■ Problem: Write the data below out exactly as it stands. Do not include the pictures.

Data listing
· · · · · · ·

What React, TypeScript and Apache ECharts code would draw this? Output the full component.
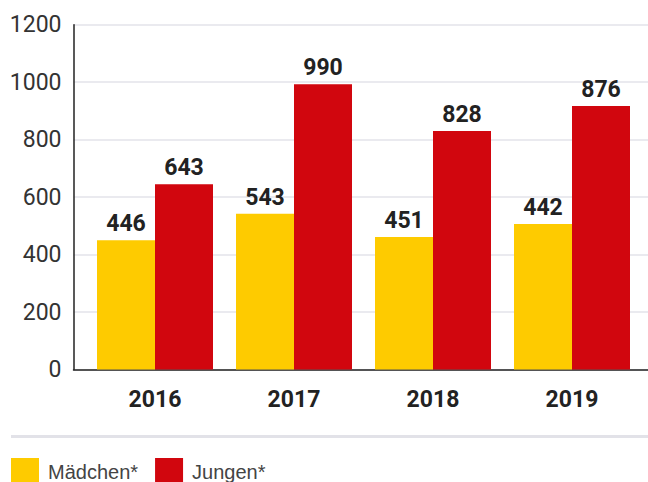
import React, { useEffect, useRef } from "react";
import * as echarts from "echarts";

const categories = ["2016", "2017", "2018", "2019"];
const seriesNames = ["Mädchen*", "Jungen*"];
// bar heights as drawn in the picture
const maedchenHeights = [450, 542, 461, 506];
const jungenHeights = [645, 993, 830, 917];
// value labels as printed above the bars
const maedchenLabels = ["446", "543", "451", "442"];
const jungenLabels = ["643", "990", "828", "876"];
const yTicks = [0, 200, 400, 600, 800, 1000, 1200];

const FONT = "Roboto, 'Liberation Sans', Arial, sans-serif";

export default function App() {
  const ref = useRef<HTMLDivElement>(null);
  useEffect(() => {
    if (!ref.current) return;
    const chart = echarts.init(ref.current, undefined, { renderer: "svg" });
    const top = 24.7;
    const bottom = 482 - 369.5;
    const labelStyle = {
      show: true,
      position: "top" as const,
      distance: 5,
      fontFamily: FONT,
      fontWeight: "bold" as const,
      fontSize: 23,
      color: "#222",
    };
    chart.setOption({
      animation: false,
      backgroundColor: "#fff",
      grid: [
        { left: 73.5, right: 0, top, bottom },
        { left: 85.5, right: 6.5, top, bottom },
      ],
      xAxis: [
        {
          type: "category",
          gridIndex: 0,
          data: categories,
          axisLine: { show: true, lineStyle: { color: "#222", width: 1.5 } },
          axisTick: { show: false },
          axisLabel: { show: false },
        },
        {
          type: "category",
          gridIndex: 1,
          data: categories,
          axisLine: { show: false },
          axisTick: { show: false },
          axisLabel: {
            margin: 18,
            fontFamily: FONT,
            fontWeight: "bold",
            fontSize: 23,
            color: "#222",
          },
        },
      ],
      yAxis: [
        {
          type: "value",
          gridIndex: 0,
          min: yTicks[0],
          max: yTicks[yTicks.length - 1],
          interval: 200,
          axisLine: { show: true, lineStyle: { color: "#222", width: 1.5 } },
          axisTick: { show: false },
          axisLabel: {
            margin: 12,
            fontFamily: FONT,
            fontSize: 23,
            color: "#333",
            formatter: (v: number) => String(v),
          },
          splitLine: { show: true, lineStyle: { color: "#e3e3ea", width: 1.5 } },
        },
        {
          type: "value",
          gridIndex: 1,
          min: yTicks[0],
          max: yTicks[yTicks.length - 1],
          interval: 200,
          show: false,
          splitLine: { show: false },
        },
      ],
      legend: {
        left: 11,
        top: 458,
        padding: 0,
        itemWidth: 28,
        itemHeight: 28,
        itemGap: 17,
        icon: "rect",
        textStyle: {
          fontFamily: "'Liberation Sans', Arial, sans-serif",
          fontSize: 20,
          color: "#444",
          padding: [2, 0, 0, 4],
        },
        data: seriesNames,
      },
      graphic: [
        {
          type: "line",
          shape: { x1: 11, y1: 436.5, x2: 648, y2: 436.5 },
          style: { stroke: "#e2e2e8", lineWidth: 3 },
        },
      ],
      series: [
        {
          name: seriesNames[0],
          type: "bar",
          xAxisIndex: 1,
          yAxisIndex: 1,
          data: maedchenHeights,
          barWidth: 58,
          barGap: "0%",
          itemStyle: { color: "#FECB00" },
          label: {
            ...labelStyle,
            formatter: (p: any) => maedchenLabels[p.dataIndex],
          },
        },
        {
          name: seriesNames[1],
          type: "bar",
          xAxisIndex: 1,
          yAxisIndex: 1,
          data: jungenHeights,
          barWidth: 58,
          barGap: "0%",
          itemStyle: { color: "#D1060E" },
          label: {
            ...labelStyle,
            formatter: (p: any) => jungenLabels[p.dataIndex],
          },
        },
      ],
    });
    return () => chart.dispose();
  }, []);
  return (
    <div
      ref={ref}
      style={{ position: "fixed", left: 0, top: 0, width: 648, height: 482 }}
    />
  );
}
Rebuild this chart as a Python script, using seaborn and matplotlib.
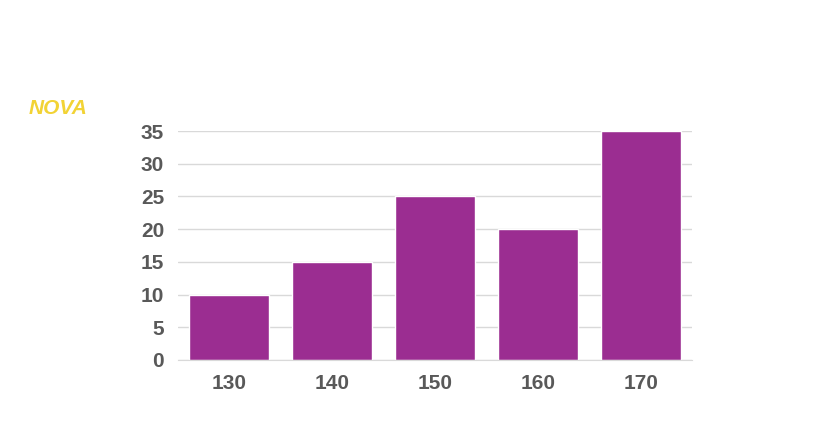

· · · · · · ·

■ Correct answer:
What React, TypeScript and Apache ECharts code would draw this? Output the full component.
import React, { useEffect, useRef } from "react";
import * as echarts from "echarts";

const categories = ["2016", "2017", "2018", "2019"];
const seriesNames = ["Mädchen*", "Jungen*"];
// bar heights as drawn in the picture
const maedchenHeights = [450, 542, 461, 506];
const jungenHeights = [645, 993, 830, 917];
// value labels as printed above the bars
const maedchenLabels = ["446", "543", "451", "442"];
const jungenLabels = ["643", "990", "828", "876"];
const yTicks = [0, 200, 400, 600, 800, 1000, 1200];

const FONT = "Roboto, 'Liberation Sans', Arial, sans-serif";

export default function App() {
  const ref = useRef<HTMLDivElement>(null);
  useEffect(() => {
    if (!ref.current) return;
    const chart = echarts.init(ref.current, undefined, { renderer: "svg" });
    const top = 24.7;
    const bottom = 482 - 369.5;
    const labelStyle = {
      show: true,
      position: "top" as const,
      distance: 5,
      fontFamily: FONT,
      fontWeight: "bold" as const,
      fontSize: 23,
      color: "#222",
    };
    chart.setOption({
      animation: false,
      backgroundColor: "#fff",
      grid: [
        { left: 73.5, right: 0, top, bottom },
        { left: 85.5, right: 6.5, top, bottom },
      ],
      xAxis: [
        {
          type: "category",
          gridIndex: 0,
          data: categories,
          axisLine: { show: true, lineStyle: { color: "#222", width: 1.5 } },
          axisTick: { show: false },
          axisLabel: { show: false },
        },
        {
          type: "category",
          gridIndex: 1,
          data: categories,
          axisLine: { show: false },
          axisTick: { show: false },
          axisLabel: {
            margin: 18,
            fontFamily: FONT,
            fontWeight: "bold",
            fontSize: 23,
            color: "#222",
          },
        },
      ],
      yAxis: [
        {
          type: "value",
          gridIndex: 0,
          min: yTicks[0],
          max: yTicks[yTicks.length - 1],
          interval: 200,
          axisLine: { show: true, lineStyle: { color: "#222", width: 1.5 } },
          axisTick: { show: false },
          axisLabel: {
            margin: 12,
            fontFamily: FONT,
            fontSize: 23,
            color: "#333",
            formatter: (v: number) => String(v),
          },
          splitLine: { show: true, lineStyle: { color: "#e3e3ea", width: 1.5 } },
        },
        {
          type: "value",
          gridIndex: 1,
          min: yTicks[0],
          max: yTicks[yTicks.length - 1],
          interval: 200,
          show: false,
          splitLine: { show: false },
        },
      ],
      legend: {
        left: 11,
        top: 458,
        padding: 0,
        itemWidth: 28,
        itemHeight: 28,
        itemGap: 17,
        icon: "rect",
        textStyle: {
          fontFamily: "'Liberation Sans', Arial, sans-serif",
          fontSize: 20,
          color: "#444",
          padding: [2, 0, 0, 4],
        },
        data: seriesNames,
      },
      graphic: [
        {
          type: "line",
          shape: { x1: 11, y1: 436.5, x2: 648, y2: 436.5 },
          style: { stroke: "#e2e2e8", lineWidth: 3 },
        },
      ],
      series: [
        {
          name: seriesNames[0],
          type: "bar",
          xAxisIndex: 1,
          yAxisIndex: 1,
          data: maedchenHeights,
          barWidth: 58,
          barGap: "0%",
          itemStyle: { color: "#FECB00" },
          label: {
            ...labelStyle,
            formatter: (p: any) => maedchenLabels[p.dataIndex],
          },
        },
        {
          name: seriesNames[1],
          type: "bar",
          xAxisIndex: 1,
          yAxisIndex: 1,
          data: jungenHeights,
          barWidth: 58,
          barGap: "0%",
          itemStyle: { color: "#D1060E" },
          label: {
            ...labelStyle,
            formatter: (p: any) => jungenLabels[p.dataIndex],
          },
        },
      ],
    });
    return () => chart.dispose();
  }, []);
  return (
    <div
      ref={ref}
      style={{ position: "fixed", left: 0, top: 0, width: 648, height: 482 }}
    />
  );
}
Rebuild this chart as a Python script, using seaborn and matplotlib.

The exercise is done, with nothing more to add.